Now safe from danger, the three of them join the growing crowd in front of the Radleys’ house, trying to look innocent. They ask what all the commotion is about, and Miss Maudie says Mr. Radley shot at “a Negro.” Miss Stephanie Crawford, the town gossip, says that next time there’s a disturbance in his yard, Mr. Radley won’t hesitate. Atticus breaks up this nonchalant dehumanization of an entire race by asking Jem, “Where’re your pants, son?”
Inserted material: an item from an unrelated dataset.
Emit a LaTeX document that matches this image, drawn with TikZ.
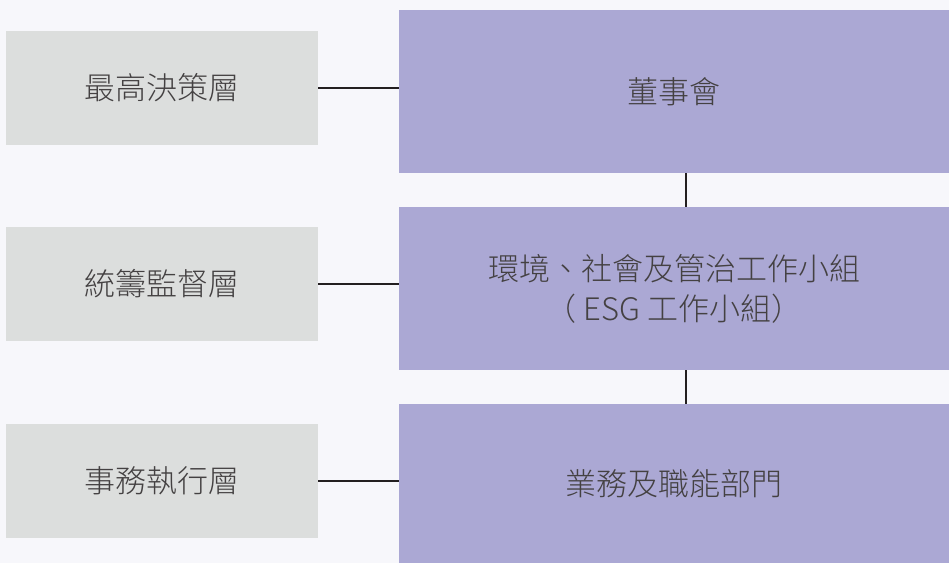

Dill, a talented liar, makes up some story about winning the pants from Jem in a game of strip poker. This is sufficient. Still, it poses a problem when Atticus orders Dill to give the pants back. Faced with the prospect of getting into trouble the next morning due to his continued lack of pants, Jem decides to sneak out at midnight and retrieve them. Scout tries to talk him out of it. I’m with her on this. Jem has no semblance of priorities. The boy would rather get shot by Nathan Radley than disappoint his father. JEM, LOOK, DISAPPOINTING YOUR PARENTS IS NOT THAT BAD, REALLY. I do it constantly! You get used to it!

Scout becomes increasingly nervous as she waits in their bedroom for Jem. She listens for the sound of gunfire, but it doesn’t come. Eventually, Jem returns. She can finally breathe easy, and even though I have read this chapter half a dozen of times, so can I.


“There are just some kind of men who—who’re so busy worrying about the next world they’ve never learned to live in this one, and you can look down the street and see the results.”


  • Nathan Radley’s intention to shoot “a Negro” in his yard as readily as he would shoot a stray dog (combined with everyone else’s complicit understanding that this is a apparently an acceptable thing to do) is but one of the many disturbing ways casual, violent racism rears its ugly head.
  • Even sympathetic characters like Miss Maudie (as well as Scout) are prone to racial microaggressions. When Scout mentions some of the urban legends surrounding Boo Radley, Miss Maudie says dismissively, “That is three-fourths colored folks and one-fourth Stephanie Crawford.” Earlier, Scout makes the same disparaging comment about supernatural phenomenon known as “Hot Steams,” attributing it to “colored folks.” We’ll talk more about this later (particularly when we get to Tom Robinson and the characterization of Calpurnia), I’m just preparing you for HEAVY THEMES and HARSH TRUTHS.
  • OH, AND ALSO, Dill proposed marriage to Scout. Just as well that I forgot to mention it, because Dill seems to have forgotten about it, too. However, before he returns to Mississippi at the end of chapter 6, he kisses Scout goodbye. So there’s that.